Sampson v. Sisters of Mercy of Williard, Ohio, et al
Filing
174
Memorandum Opinion and Order: Sampson's Ohio age discrimination claim is barred by the statute of limitations. Defendant's motion for leave and its motion for judgment as a matter of law are granted. re 156 . Judge Jeffrey J. Helmick on 2/18/2016. (S,AL)
UNITED STATES DISTRICT COURT
FOR THE NORTHERN DISTRICT OF OHIO
WESTERN DIVISION
Judy Sampson,
Case No. 3:12 cv 824
Plaintiff
v.
MEMORANDUM OPINION
& ORDER
Sisters of Mercy of Willard, Ohio, et al.,
Defendants
I.
INTRODUCTION
Defendant Sisters of Mercy of Willard, Ohio, has filed a motion for leave to file a Rule 12(c)
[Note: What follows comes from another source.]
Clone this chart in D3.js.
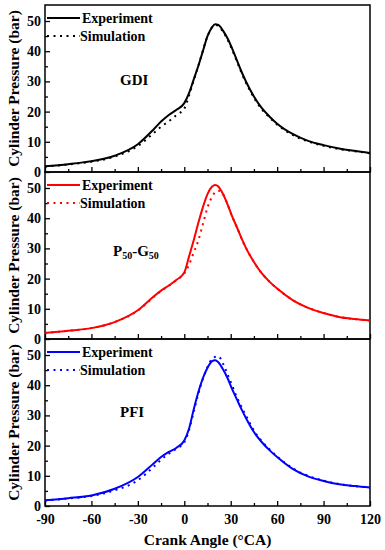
<!DOCTYPE html>
<html>
<head>
<meta charset="utf-8">
<script src="https://cdn.jsdelivr.net/npm/d3@7"></script>
<style>
  body { margin: 0; background: #fff; }
  svg text { font-family: "Liberation Serif", "Times New Roman", serif; font-weight: bold; fill: #000; }
</style>
</head>
<body>
<svg id="chart" width="385" height="550"></svg>
<script>
// crank angle grid (deg CA) shared by all curves
const angles = [-90, -75, -60, -45, -30, -20, -15, -10, -5, 0, 3, 6, 9, 12, 15, 18, 20, 22, 25, 28, 31, 34, 37, 40, 45, 50, 55, 60, 70, 80, 90, 100, 110, 120];

const gdiExp = [1.9, 2.6, 3.6, 5.4, 9.2, 14.0, 16.7, 18.9, 20.6, 22.8, 26.0, 30.5, 35.0, 40.0, 45.0, 48.0, 48.9, 48.7, 46.8, 44.2, 40.8, 37.0, 33.2, 29.8, 25.0, 21.2, 18.4, 16.0, 12.6, 10.3, 8.9, 7.8, 7.0, 6.3];
const gdiSim = [1.8, 2.5, 3.4, 5.1, 8.6, 12.8, 15.0, 16.8, 18.9, 21.0, 25.2, 30.2, 35.0, 40.2, 45.0, 48.0, 48.7, 48.4, 46.5, 43.8, 40.4, 36.6, 32.8, 29.4, 24.6, 20.8, 18.1, 15.7, 12.3, 10.1, 8.7, 7.6, 6.9, 6.2];

const pgExp = [2.0, 2.7, 3.6, 5.6, 9.5, 14.0, 16.0, 17.7, 19.6, 22.0, 27.2, 32.5, 38.3, 43.6, 48.0, 50.5, 51.0, 50.5, 48.0, 44.5, 40.5, 37.0, 33.3, 30.0, 25.5, 21.8, 19.0, 16.7, 12.9, 10.3, 8.6, 7.3, 6.6, 6.1];
const pgSim = [2.0, 2.7, 3.6, 5.6, 9.4, 13.8, 15.9, 17.6, 19.5, 21.7, 24.5, 28.5, 32.5, 38.0, 43.5, 47.2, 48.6, 49.1, 48.0, 44.5, 40.5, 37.0, 33.3, 30.0, 25.5, 21.8, 19.0, 16.7, 12.9, 10.3, 8.6, 7.3, 6.6, 6.1];

const pfiExp = [1.9, 2.6, 3.5, 5.7, 9.6, 14.0, 16.2, 17.9, 19.3, 21.7, 25.5, 31.8, 37.6, 42.3, 45.8, 48.0, 48.3, 47.6, 45.3, 42.3, 38.6, 35.3, 32.0, 29.0, 24.5, 21.2, 18.5, 16.2, 12.3, 9.8, 8.3, 7.2, 6.6, 6.1];
const pfiSim = [1.8, 2.5, 3.3, 5.2, 8.5, 12.9, 15.3, 17.3, 19.0, 21.0, 25.0, 31.0, 37.0, 42.0, 46.0, 48.8, 49.4, 49.6, 47.2, 43.6, 39.8, 36.0, 32.8, 29.8, 25.0, 21.5, 18.8, 16.4, 12.5, 10.0, 8.4, 7.3, 6.6, 6.1];

const panels = [
  { name: "GDI", color: "#000000", exp: gdiExp, sim: gdiSim },
  { name: "P50-G50", color: "#ff0000", exp: pgExp, sim: pgSim },
  { name: "PFI", color: "#0000ff", exp: pfiExp, sim: pfiSim }
];

const xTicks = [-90, -60, -30, 0, 30, 60, 90, 120];
const yTicks = [0, 10, 20, 30, 40, 50];

const svg = d3.select("#chart");
const left = 45, right = 370, top0 = 5, panelH = 167;

const x = d3.scaleLinear().domain([-90, 120]).range([left, right]);

panels.forEach((p, i) => {
  const top = top0 + i * panelH, bottom = top + panelH;
  const y = d3.scaleLinear().domain([0, 55.3]).range([bottom, top]);
  const g = svg.append("g");

  // x axis ticks (inward)
  const xAx = d3.axisBottom(x).tickValues(d3.range(-90, 121, 15)).tickSize(-4)
    .tickFormat(d => (i === 2 && xTicks.includes(d)) ? d : "");
  const gx = g.append("g").attr("transform", `translate(0,${bottom})`).call(xAx);
  gx.selectAll(".tick line").attr("y2", d => xTicks.includes(d) ? -5 : -3).attr("stroke-width", 1.3);
  gx.selectAll("text").attr("font-size", 14).attr("y", 8).attr("dy", "0.71em");
  gx.select(".domain").remove();

  // y axis ticks (inward)
  const yAx = d3.axisLeft(y).tickValues(d3.range(0, 51, 5)).tickSize(-4)
    .tickFormat(d => yTicks.includes(d) ? d : "");
  const gy = g.append("g").attr("transform", `translate(${left},0)`).call(yAx);
  gy.selectAll(".tick line").attr("x2", d => yTicks.includes(d) ? 5 : 3).attr("stroke-width", 1.3);
  gy.selectAll("text").attr("font-size", 14).attr("x", -4);
  gy.select(".domain").remove();

  // frame
  g.append("rect").attr("x", left).attr("y", top).attr("width", right - left).attr("height", panelH)
    .attr("fill", "none").attr("stroke", "#000").attr("stroke-width", 1.5);

  const line = d3.line().x(d => x(d[0])).y(d => y(d[1])).curve(d3.curveMonotoneX);
  g.append("path").datum(angles.map((a, k) => [a, p.exp[k]])).attr("d", line)
    .attr("fill", "none").attr("stroke", p.color).attr("stroke-width", 2);
  g.append("path").datum(angles.map((a, k) => [a, p.sim[k]])).attr("d", line)
    .attr("fill", "none").attr("stroke", p.color).attr("stroke-width", 2)
    .attr("stroke-dasharray", "2,4.5");

  // legend
  g.append("line").attr("x1", 47).attr("x2", 80).attr("y1", top + 13).attr("y2", top + 13)
    .attr("stroke", p.color).attr("stroke-width", 2);
  g.append("text").attr("x", 82).attr("y", top + 18).attr("font-size", 14).text("Experiment");
  g.append("line").attr("x1", 47).attr("x2", 80).attr("y1", top + 31).attr("y2", top + 31)
    .attr("stroke", p.color).attr("stroke-width", 2).attr("stroke-dasharray", "2,4.5");
  g.append("text").attr("x", 80).attr("y", top + 36).attr("font-size", 14).text("Simulation");

  // fuel label
  const lab = g.append("text").attr("font-size", 15);
  if (p.name === "P50-G50") {
    lab.attr("x", 113).attr("y", top + 84);
    lab.append("tspan").text("P");
    lab.append("tspan").attr("font-size", 10).attr("dy", 3).text("50");
    lab.append("tspan").attr("dy", -3).text("-G");
    lab.append("tspan").attr("font-size", 10).attr("dy", 3).text("50");
  } else {
    lab.attr("x", 120).attr("y", top + (i === 0 ? 80 : 78)).text(p.name);
  }

  // y axis title
  svg.append("text").attr("font-size", 15.5).attr("text-anchor", "middle")
    .attr("transform", `translate(19,${top + panelH / 2}) rotate(-90)`)
    .text("Cylinder Pressure (bar)");
});

svg.append("text").attr("x", (left + right) / 2).attr("y", 545).attr("text-anchor", "middle")
  .attr("font-size", 15.5).text("Crank Angle (°CA)");
</script>
</body>
</html>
motion. (Doc. No. 156). Defendant contends Plaintiff Judy Sampson’s state-law age discrimination
claim is barred by the statute of limitations and that it is entitled to judgment on that claim as a
matter of law. (Doc. No. 156-2). Sampson argues the motion for leave should be denied as
untimely and that Defendant’s motion, if considered, should be denied on its merits. (Doc. No. 161;
Doc. No. 166). For the reasons stated below, Defendant’s motion for leave is granted, its Rule 12(c)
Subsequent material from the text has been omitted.